Net profit equals revenue minus four cost categories: Net = Revenue − Amazon fees − COGS − Ad spend − Operating costs. Operating costs include software subscriptions, VA or employee salaries, and third-party logistics. For 500 units/month at $30 average ($15k revenue), $5k Amazon fees, $4k COGS, $2k ads, and $1k opex: net = $3,000/month, 20% margin. The calculator handles the full chain once you enter the inputs.

15–25% is the healthy range for a private-label FBA business at scale. Below 10% is fragile — small ad-spend overshoots or supplier price increases can flip months negative. Above 25% is exceptional and usually indicates either a high-ticket niche or unusually efficient operations.
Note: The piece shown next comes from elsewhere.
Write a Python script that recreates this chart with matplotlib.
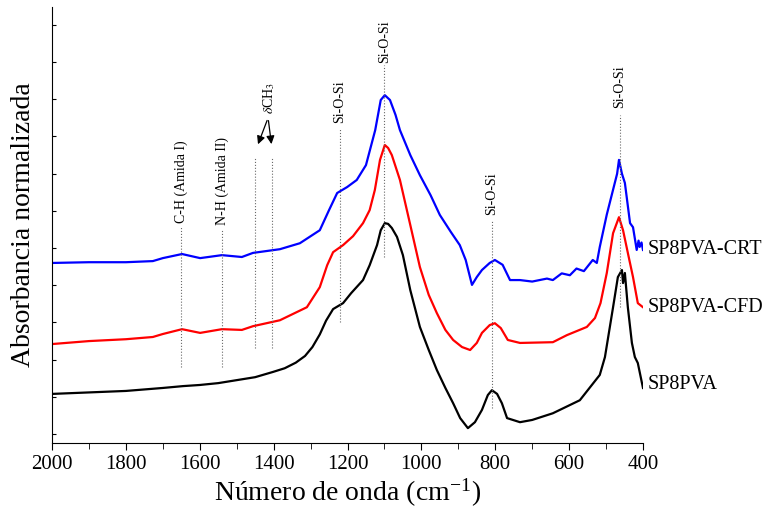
import numpy as np
import matplotlib.pyplot as plt
from matplotlib.ticker import MultipleLocator

plt.rcParams['font.family'] = ['Liberation Serif', 'DejaVu Serif']
plt.rcParams['mathtext.fontset'] = 'stix'

# SP8PVA (negro)
w_pva = [2000, 1900, 1800, 1700, 1645, 1600, 1550, 1500, 1450, 1402, 1370, 1340, 1315, 1295,
         1275, 1258, 1239, 1212, 1190, 1158, 1140, 1120, 1110, 1099, 1090, 1080, 1066, 1050, 1030,
         1004, 980, 958, 935, 914, 895, 874, 855, 836, 820, 809, 795, 782, 768, 733, 700,
         644, 571, 517, 503, 481, 468, 457, 454, 449, 441, 430, 422, 414, 400]
a_pva = [0.108, 0.112, 0.116, 0.124, 0.129, 0.132, 0.137, 0.145, 0.153, 0.167, 0.177, 0.192, 0.210, 0.234,
         0.268, 0.305, 0.336, 0.352, 0.379, 0.414, 0.454, 0.508, 0.548, 0.567, 0.565, 0.554, 0.530, 0.481, 0.387,
         0.288, 0.226, 0.172, 0.124, 0.083, 0.043, 0.016, 0.032, 0.065, 0.105, 0.118, 0.108, 0.083, 0.043, 0.032, 0.038,
         0.056, 0.091, 0.159, 0.207, 0.341, 0.422, 0.441, 0.406, 0.433, 0.341, 0.245, 0.207, 0.191, 0.124]

# SP8PVA-CFD (rojo)
w_cfd = [2000, 1900, 1800, 1727, 1700, 1648, 1599, 1540, 1486, 1456, 1383, 1310, 1275, 1255,
         1239, 1212, 1185, 1158, 1140, 1126, 1112, 1099, 1090, 1080, 1058, 1030, 1004, 980,
         958, 935, 914, 890, 868, 850, 836, 815, 801, 785, 766, 733, 644, 606, 552, 530,
         515, 498, 481, 465, 454, 441, 427, 414, 400]
a_cfd = [0.242, 0.250, 0.255, 0.261, 0.269, 0.282, 0.272, 0.282, 0.280, 0.290, 0.306, 0.341, 0.395, 0.454,
         0.489, 0.508, 0.532, 0.567, 0.602, 0.656, 0.737, 0.777, 0.769, 0.750, 0.683, 0.562, 0.449, 0.374,
         0.325, 0.280, 0.253, 0.234, 0.226, 0.245, 0.272, 0.293, 0.298, 0.285, 0.253, 0.245, 0.247, 0.266, 0.288, 0.312,
         0.352, 0.433, 0.540, 0.583, 0.548, 0.487, 0.422, 0.352, 0.341]

# SP8PVA-CRT (azul)
w_crt = [2000, 1900, 1800, 1727, 1700, 1648, 1599, 1540, 1486, 1456, 1383, 1329, 1275, 1250,
         1228, 1201, 1175, 1150, 1125, 1110, 1099, 1085, 1070, 1058, 1030, 1004, 975, 950,
         920, 896, 880, 863, 850, 836, 815, 801, 780, 760, 733, 700, 660, 644, 620, 598,
         580, 560, 536, 525, 517, 498, 484, 470, 465, 457, 449, 435, 427, 417, 412, 409,
         404, 400]
a_crt = [0.460, 0.462, 0.462, 0.465, 0.473, 0.484, 0.473, 0.481, 0.476, 0.487, 0.497, 0.513, 0.548, 0.602,
         0.648, 0.664, 0.683, 0.723, 0.817, 0.898, 0.911, 0.898, 0.858, 0.817, 0.750, 0.696, 0.642, 0.589,
         0.543, 0.508, 0.468, 0.401, 0.422, 0.441, 0.460, 0.468, 0.455, 0.414, 0.414, 0.410, 0.418, 0.414, 0.432, 0.427,
         0.445, 0.438, 0.468, 0.460, 0.503, 0.590, 0.645, 0.700, 0.737, 0.700, 0.675, 0.567, 0.556, 0.495, 0.520, 0.503,
         0.515, 0.495]

# anotaciones: (número de onda, texto, base del texto, inicio línea, fin línea)
bands = [(1650, 'C-H (Amida I)', 0.567, 0.556, 0.180),
         (1540, 'N-H (Amida II)', 0.562, 0.551, 0.180),
         (1220, 'Si-O-Si', 0.836, 0.823, 0.301),
         (1100, 'Si-O-Si', 0.997, 0.992, 0.476),
         (809, 'Si-O-Si', 0.589, 0.575, 0.070),
         (462, 'Si-O-Si', 0.876, 0.858, 0.341)]
ch3_lines = [1450, 1405]

fig = plt.figure(figsize=(7.65, 5.22), dpi=100)
ax = fig.add_axes([0.068, 0.1513, 0.7725, 0.8353])

ax.plot(w_pva, a_pva, color='black', lw=1.6)
ax.plot(w_cfd, a_cfd, color='red', lw=1.6)
ax.plot(w_crt, a_crt, color='blue', lw=1.6)

for w, txt, yt, y0, y1 in bands:
    ax.plot([w, w], [y1, y0], ls=':', color='dimgray', lw=0.8)
    ax.text(w, yt, txt, rotation=90, ha='center', va='bottom', fontsize=10)
for w in ch3_lines:
    ax.plot([w, w], [0.231, 0.745], ls=':', color='dimgray', lw=0.8)
ax.text(1413, 0.860, r'$\delta$CH$_3$', rotation=90, ha='center', va='bottom', fontsize=10)
for w in ch3_lines:
    ax.annotate('', xy=(w - 5 if w > 1420 else w, 0.772), xytext=(1415, 0.850),
                arrowprops=dict(arrowstyle='-|>', color='black', lw=0.9, mutation_scale=12))

ax.text(387, 0.495, 'SP8PVA-CRT', fontsize=14.5, va='center', ha='left', clip_on=False)
ax.text(387, 0.339, 'SP8PVA-CFD', fontsize=14.5, va='center', ha='left', clip_on=False)
ax.text(387, 0.132, 'SP8PVA', fontsize=14.5, va='center', ha='left', clip_on=False)

ax.set_xlim(2000, 400)
ax.set_ylim(-0.024, 1.148)
ax.xaxis.set_major_locator(MultipleLocator(200))
ax.xaxis.set_minor_locator(MultipleLocator(100))
ax.set_yticks(np.arange(0, 1.15, 0.1))
ax.set_yticklabels([])
ax.tick_params(axis='x', which='both', direction='out', labelsize=15)
ax.tick_params(axis='x', which='major', length=5)
ax.tick_params(axis='x', which='minor', length=4)
ax.tick_params(axis='y', direction='in', length=3)
ax.spines['top'].set_visible(False)
ax.spines['right'].set_visible(False)

ax.set_xlabel(r'Número de onda (cm$^{\mathregular{-1}}$)', fontsize=20, labelpad=2)
ax.set_ylabel('Absorbancia normalizada', fontsize=20, labelpad=8)

fig.savefig('out.png', dpi=100)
Be skeptical of much-higher margins claimed online; they often exclude advertising or opex. Reseller models typically run 8–15%.
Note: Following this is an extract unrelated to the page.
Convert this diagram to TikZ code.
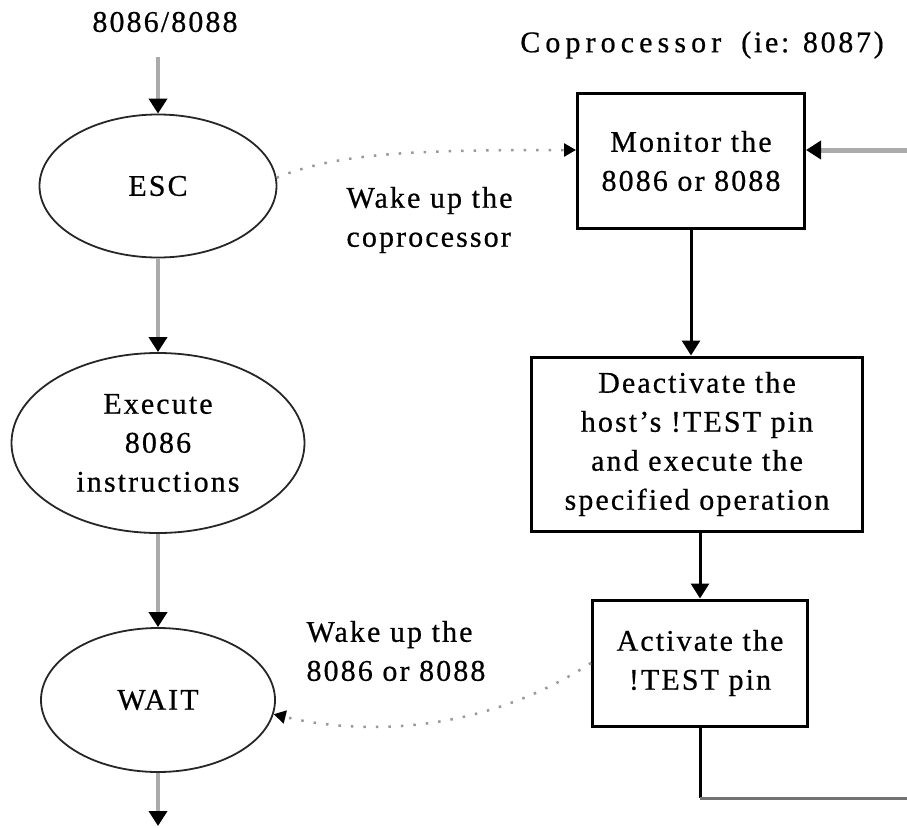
\documentclass[tikz,border=0pt]{standalone}
\usepackage{fontspec}
\setmainfont{Liberation Serif}[LetterSpace=7,FakeBold=0.6]
\usetikzlibrary{arrows.meta,shapes.geometric,calc}

\begin{document}
\begin{tikzpicture}[x=1pt,y=1pt,font=\fontsize{30}{39}\selectfont,
  ell/.style={ellipse,draw=black!85,line width=1.8pt,inner sep=0pt,align=center},
  box/.style={draw,line width=3pt,inner sep=0pt,align=center},
  flow/.style={draw=black!33,line width=4.5pt,-{Triangle[color=black,length=15pt,width=18pt]}},
  ctl/.style={draw,line width=3pt,-{Triangle[length=15pt,width=18pt]}},
  wake/.style={draw=black!40,line width=2.5pt,dash pattern=on 2.5pt off 10pt,
    -{Triangle[color=black,length=12pt,width=13pt]}}]
\useasboundingbox (0,0) rectangle (907,-827);
\node (host) at (165,-22) {8086/8088};
\node[ell,minimum width=237pt,minimum height=143pt] (esc) at (158,-186) {ESC};
\node[ell,minimum width=293pt,minimum height=180pt] (exe) at (158,-443) {Execute\\8086\\instructions};
\node[ell,minimum width=234pt,minimum height=144pt] (wait) at (158,-700) {WAIT};
\node (cop) at (702,-45) {{\addfontfeature{LetterSpace=17}Coprocessor}\hspace{20pt}{\addfontfeature{LetterSpace=9}(ie: 8087)}};
\node[box,minimum width=227pt,minimum height=135pt] (mon) at (691,-161) {Monitor the\\8086 or 8088};
\node[box,minimum width=331pt,minimum height=174pt] (deact) at (697,-444)
  {Deactivate the\\host's !TEST pin\\and execute the\\specified operation};
\node[box,minimum width=215pt,minimum height=126pt] (act) at (700,-663) {Activate the\\!TEST pin};
\node[align=left,anchor=west] (wk1) at (343,-220) {Wake up the\\coprocessor};
\node[align=left,anchor=west] (wk2) at (303,-651) {Wake up the\\8086 or 8088};
\coordinate (top) at ($(esc.north)+(0,57)$);
\coordinate (out) at (158,-826);
\coordinate (feed) at (907,-150);
\coordinate (lpa) at (700,-798);
\coordinate (lpb) at (907,-798);
\draw[flow] (top) -- (esc.north);
\draw[flow] (esc) -- (exe);
\draw[flow] (exe) -- (wait);
\draw[flow] (wait) -- (out);
\draw[flow,line width=5pt] (feed) -- (feed -| mon.east);
\draw[ctl] (mon.south) -- (mon.south |- deact.north);
\draw[ctl] (act.north |- deact.south) -- (act.north);
\draw[line width=3pt] (act.south) -- (lpa);
\draw[draw=black!55,line width=3pt] (lpa) -- (lpb);
\draw[wake] (esc.4) .. controls (340,-152) and (420,-150) .. ($(mon.west)+(0,11)$);
\draw[wake] (act.west) .. controls (480,-735) and (360,-735) .. (wait.-7);
\end{tikzpicture}
\end{document}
Gross margin is revenue minus product cost and Amazon platform fees, divided by revenue — typically 30–50% for FBA. Net margin subtracts everything else (ads, software, payroll, logistics, fixed overhead) and lands at 10–25%. Gross margin tells you whether unit economics work; net margin tells you whether the business as a whole is profitable. Both matter — see the gross margin calculator for the unit-economics lens.

Hire your first part-time VA ($400–$800/month) when monthly revenue consistently exceeds $5,000 and you're spending more than 10 hours/week on tasks a VA could handle (PPC bid management, listing maintenance, basic customer service). Full-time VAs only make sense above $15,000/month revenue. Hiring too early traps cash flow; hiring too late caps your time available for product research — the highest-leverage activity in FBA.

Three common gaps. First, software stack creep adds up — most sellers underestimate their monthly tool spend by 30–50%. Second, ad spend creep: PPC bids drift up over time as competitors enter your keywords, and a campaign budgeted at $1,500 quietly spends $1,900. Third, return-cost surprises: a 5% return rate spike eats meaningful margin. Reconcile actual bank deposits against the calculator monthly — any persistent gap reveals a missing input.

Use the Revenue Calculator for quick top-line projections when you're modeling a single product or pre-launch scenario. Use the Seller Calculator for established business operations where opex matters — when you have software bills, contractors, payroll, or 3PL costs that need to be included. The Seller Calculator is the right tool for monthly P&L review and any decision involving operational hiring or scaling.

Income tax (paid on profit), inventory carrying cost (working capital tied up in stock), launch costs for new SKUs (product photography, design, sample units), one-time legal or trademark fees, and the time value of unsold inventory. The calculator also doesn't model Amazon's reserve policy (a portion of revenue is held back for returns) or account-suspension events. Add a 10–15% safety buffer to projected net profit when planning owner draws or business expansion.